In testimony thereof I have hereunto set my hand (and would have
annexed the Seal of my office if the Seal of the Office had not have
been taken away by the enemy in their raid through the
County) this 12th day of January 1864.
[signed] John D. Christian Clerk
Newberry
Ex Parte     Deposition
shewing
loss of Slave
“Ephraim”
&
James B. Floyd [Assessor?]
Filed 24th May 1864

[Editor: The cause of death for Ephraim, a male South Carolina slave (ca. 1839-1862), is unknown. Thousands of slaves and free blacks were forced/impressed to work as ill-treated military laborers for the Confederate Army. New Kent County is one of Virginia’s “Burned Counties”; its court records were destroyed in a county courthouse fire during July 1787 and records created after that date were lost in during an 1865 Richmond fire where they had been moved for safety. John Christian’s reference to a Union raid in the county could refer one of four: a May 1, 1862 skirmish; a June 23, 1862 operation; an August 25-29, 1863 expedition, and a November 9, 1863 expedition.
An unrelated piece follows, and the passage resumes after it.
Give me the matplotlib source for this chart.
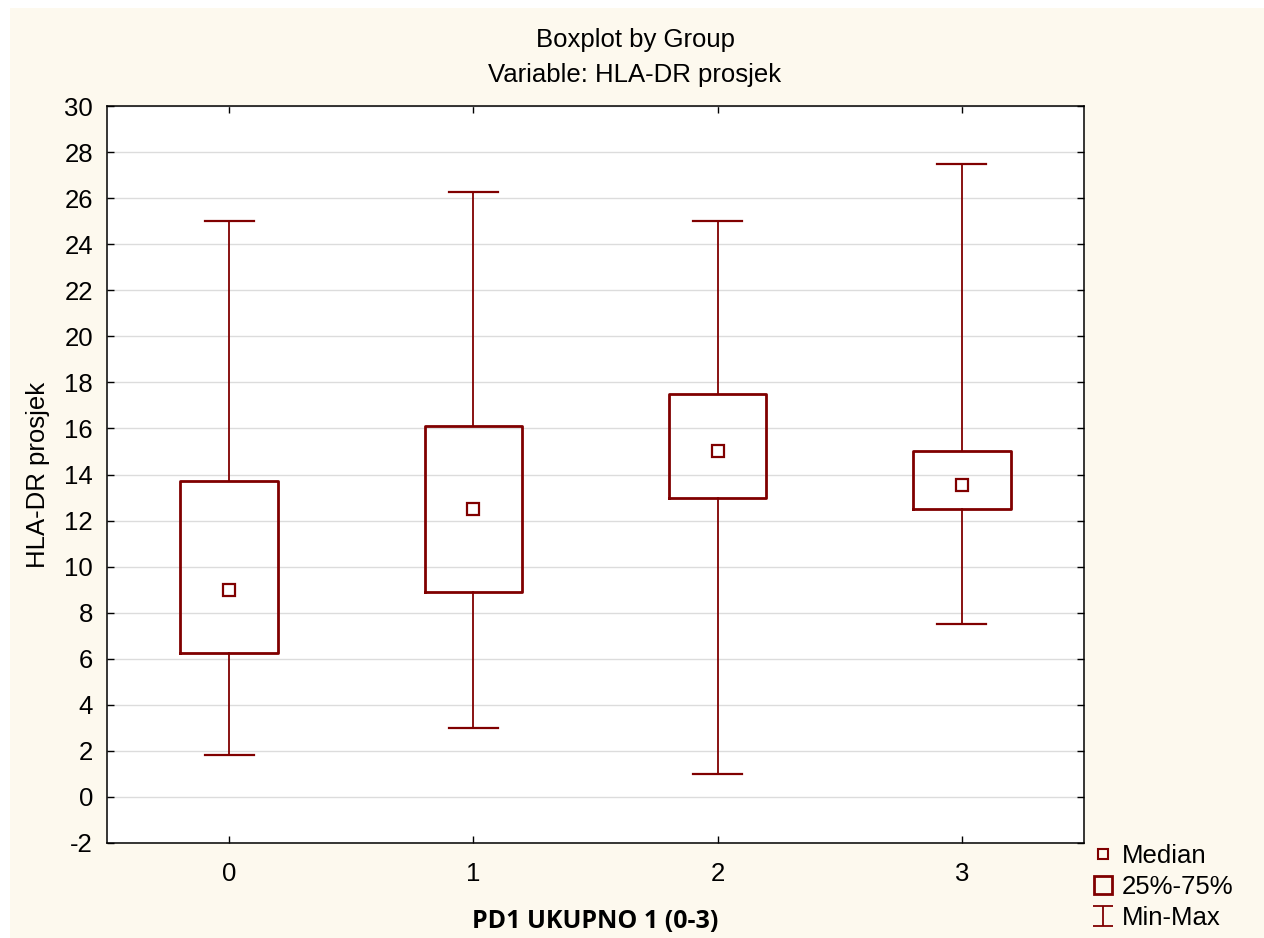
import matplotlib.pyplot as plt
from matplotlib.lines import Line2D
from matplotlib.path import Path
from matplotlib.patches import Rectangle

# data
groups = [0, 1, 2, 3]
mins = [1.8, 3.0, 1.0, 7.5]
q1s = [6.25, 8.9, 13.0, 12.5]
medians = [9.0, 12.5, 15.0, 13.55]
q3s = [13.7, 16.1, 17.5, 15.0]
maxs = [25.0, 26.25, 25.0, 27.5]
yticks = list(range(-2, 31, 2))

red = "#800000"
cream = "#fdf9ee"

plt.rcParams['font.family'] = ['Liberation Sans', 'DejaVu Sans']
plt.rcParams['axes.unicode_minus'] = False

fig = plt.figure(figsize=(12.64, 9.38), dpi=100)
fig.patch.set_facecolor("white")
# cream panel (small white border on left/top)
fig.patches.append(Rectangle((10 / 1264, 0), 1, 1 - 8 / 938, transform=fig.transFigure,
                             facecolor=cream, edgecolor="none", zorder=-10))

ax = fig.add_axes([107 / 1264, 1 - 843 / 938, (1084 - 107) / 1264, (843 - 106) / 938])
ax.set_facecolor("white")

stats = []
for g, lo, a, m, b, hi in zip(groups, mins, q1s, medians, q3s, maxs):
    stats.append(dict(med=m, q1=a, q3=b, whislo=lo, whishi=hi, fliers=[], label=str(g)))

ax.bxp(stats, positions=groups, widths=0.4, capwidths=0.2, showfliers=False,
       boxprops=dict(color=red, linewidth=2.0),
       whiskerprops=dict(color=red, linewidth=1.3),
       capprops=dict(color=red, linewidth=1.6),
       medianprops=dict(linewidth=0),
       patch_artist=False, zorder=3)
ax.plot(groups, medians, linestyle="none", marker="s", markersize=9,
        markerfacecolor="none", markeredgecolor=red, markeredgewidth=1.6, zorder=4)

ax.set_xlim(-0.5, 3.5)
ax.set_ylim(-2, 30)
ax.set_yticks(yticks)
ax.set_xticks(groups)
ax.set_xticklabels([str(g) for g in groups])
ax.yaxis.grid(True, color="#dcdcdc", linewidth=1.0)
ax.set_axisbelow(True)
ax.tick_params(direction="in", length=5, width=1, labelsize=18.5, top=True, right=True,
               colors="black")
ax.tick_params(axis="x", pad=14)
ax.tick_params(axis="y", pad=10)
for s in ax.spines.values():
    s.set_linewidth(1.1)
    s.set_color("black")

ax.set_ylabel("HLA-DR prosjek", fontsize=18.5, labelpad=10)
ax.set_xlabel("PD1 UKUPNO 1 (0-3)", fontsize=18, fontweight="bold",
              family=["Open Sans", "DejaVu Sans"], labelpad=16)

fig.text(635 / 1264, 1 - 40 / 938, "Boxplot by Group", ha="center", va="center", fontsize=18.5)
fig.text(635 / 1264, 1 - 75 / 938, "Variable: HLA-DR prosjek", ha="center", va="center", fontsize=18.5)

# legend
ibeam = Path([(-1, 1), (1, 1), (0, 1), (0, -1), (-1, -1), (1, -1)],
             [Path.MOVETO, Path.LINETO, Path.MOVETO, Path.LINETO, Path.MOVETO, Path.LINETO])
handles = [
    Line2D([], [], linestyle="none", marker="s", markersize=7, markerfacecolor="none",
           markeredgecolor=red, markeredgewidth=1.5),
    Line2D([], [], linestyle="none", marker="s", markersize=13, markerfacecolor="none",
           markeredgecolor=red, markeredgewidth=2.0),
    Line2D([], [], linestyle="none", marker=ibeam, markersize=15, markerfacecolor="none",
           markeredgecolor=red, markeredgewidth=1.3),
]
fig.legend(handles, ["Median", "25%-75%", "Min-Max"], loc="upper left",
           bbox_to_anchor=(1090 / 1264, 1 - 844 / 938), frameon=False, fontsize=18.5,
           handlelength=1.0, handletextpad=0.25, labelspacing=0.28, borderaxespad=0,
           borderpad=0)

fig.savefig("out.png", dpi=100, facecolor=fig.get_facecolor())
The August 30, 1863 report of Colonel Benjamin F. Onderdonk, First New York Mounted Rifles, indicated his force had encamped at “New Kent Court-House” during August 27,1863; perhaps this is when the county clerk’s seal was stolen. In American law, ex parte is a legal proceeding brought by one person in the absence of and without representation or notification of other parties.]